キャリア自律:キャリア支援の実践と研究から
キャリアアドバイザーとして多くの方々のキャリア形成支援に携わる中で、キャリア自律とは何か、キャリア自律することでどのような影響があるのか、そもそも個人のキャリア自律はどのように促進されるのかについて研究してきました。キャリア自律は「自己認識と自己の価値観、自らのキャリアを主体的に形成する意識をもとに(心理的要因)、環境変化に適応しながら、主体的に行動し、継続的にキャリア開発に取り組んでいること(キャリア自律行動)」と言えますが、キャリア自律の心理的要因としては職業的自己イメージの明確さ、主体的キャリア形成意欲、キャリアの自己責任自覚の3つ、キャリア自律行動としては仕事への主体的取り組み、継続的な学習、環境変化への適応行動、ネットワーキング行動の4つからなることが明らかになりました。

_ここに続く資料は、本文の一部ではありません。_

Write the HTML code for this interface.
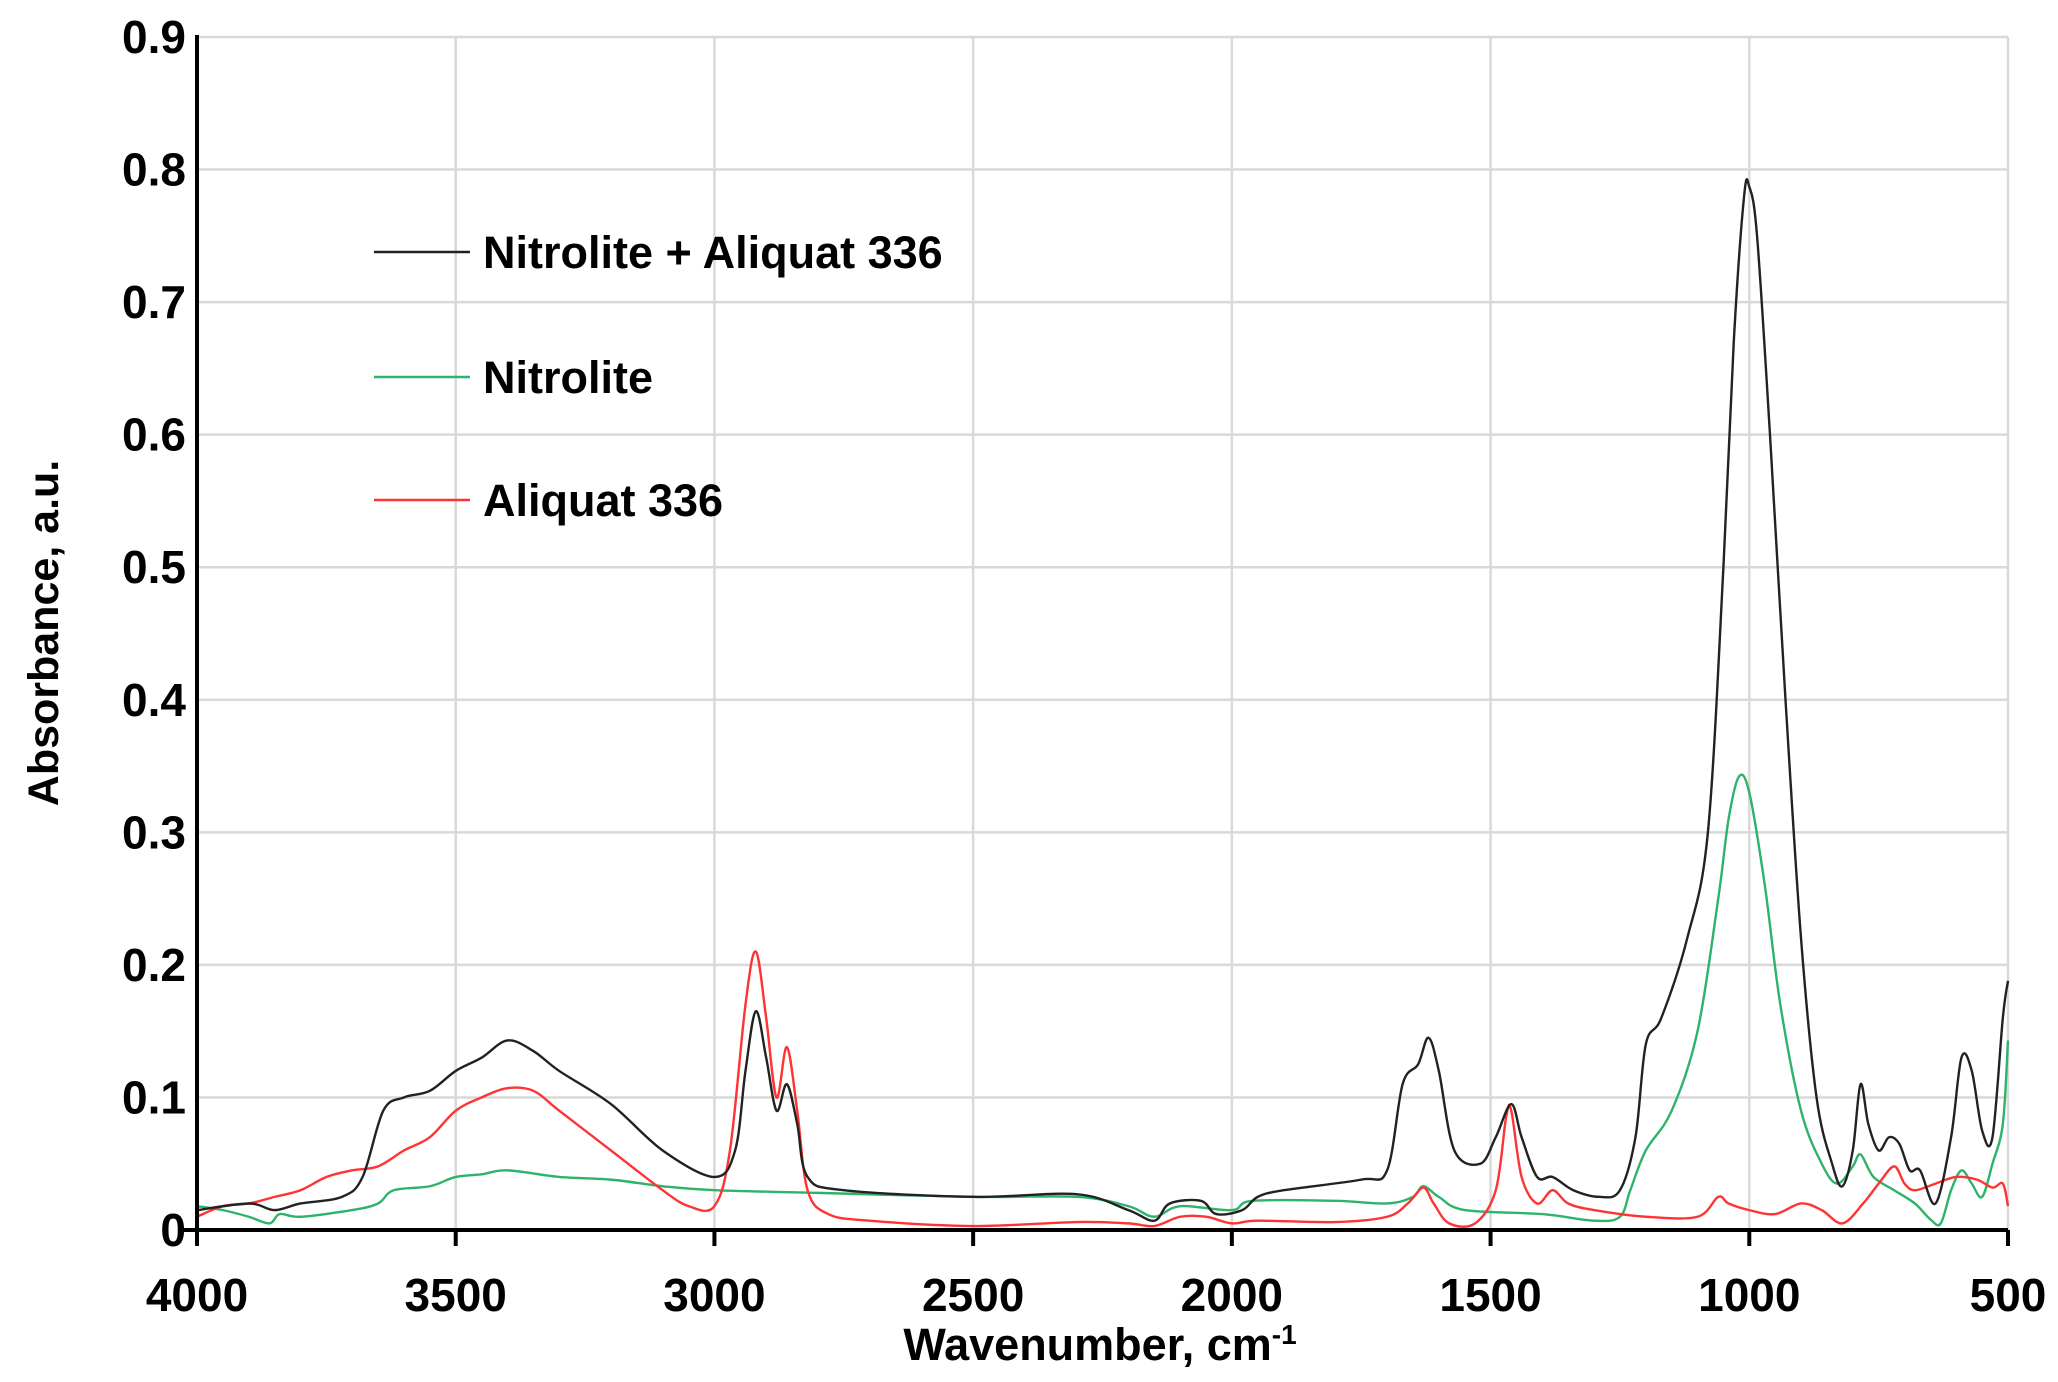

キャリア自律は個人にとってどのようなメリットがあるのでしょうか。これまでのキャリア支援の実践と研究から、キャリア自律が仕事充実感(仕事の意義ややりがいを感じている)や、キャリア評価と展望(これまでのキャリアに対する満足感・肯定的評価と今後のキャリアに対する明るい展望)などキャリア充実感を高めることが示されています。またキャリア自律は心理的Well-being(自己の生に対する有意味さの感覚で、自分が成長している、人生に対する目標がある、自己決定できている、暖かく信頼できる他者関係を築いているなど、人生全般に対するポジティブな心理的機能)を高めることも示されています。法政大学の石山恒貴教授の研究では、キャリア自律がワーク・エンゲイジメントを高めることも示されています。このようにキャリア自律は一人ひとりの充実した仕事生活とキャリア構築、さらには人生全般に対するウェルビーイングを高めることが示されています。
では、どうすればキャリア自律できるのでしょうか。キャリア自律のためには自分の職業的自己イメージを明確にすることが極めて重要であることがわかっています。職業的自己イメージを明確にするには、これまでのキャリアや仕事経験を振り返り内省する機会を意識的にもち、自己の価値観や興味への気づきや自己理解を深めることが有効といわれています。そして主体的キャリア形成意欲を持ち、キャリア自律行動に継続的に取り組み習慣化することが重要だと言えます。慶應義塾大学の花田名誉教授は、自分自身を継続的にモチベートし、自分の意志をベースに主体的に行動し、チャンスを能動的にとらえ、事態を切り開くことがキャリア自律にとって極めて重要だと指摘しています。
また、キャリア自律は、上司や社内外の人間関係からの支援や刺激によって促進されることが明らかになっています。そのためには、自ら上司や職場関係者との積極的は関係を構築し支援を受けることや、社内外の人的ネットワークを開拓・維持することも大事ではないでしょうか。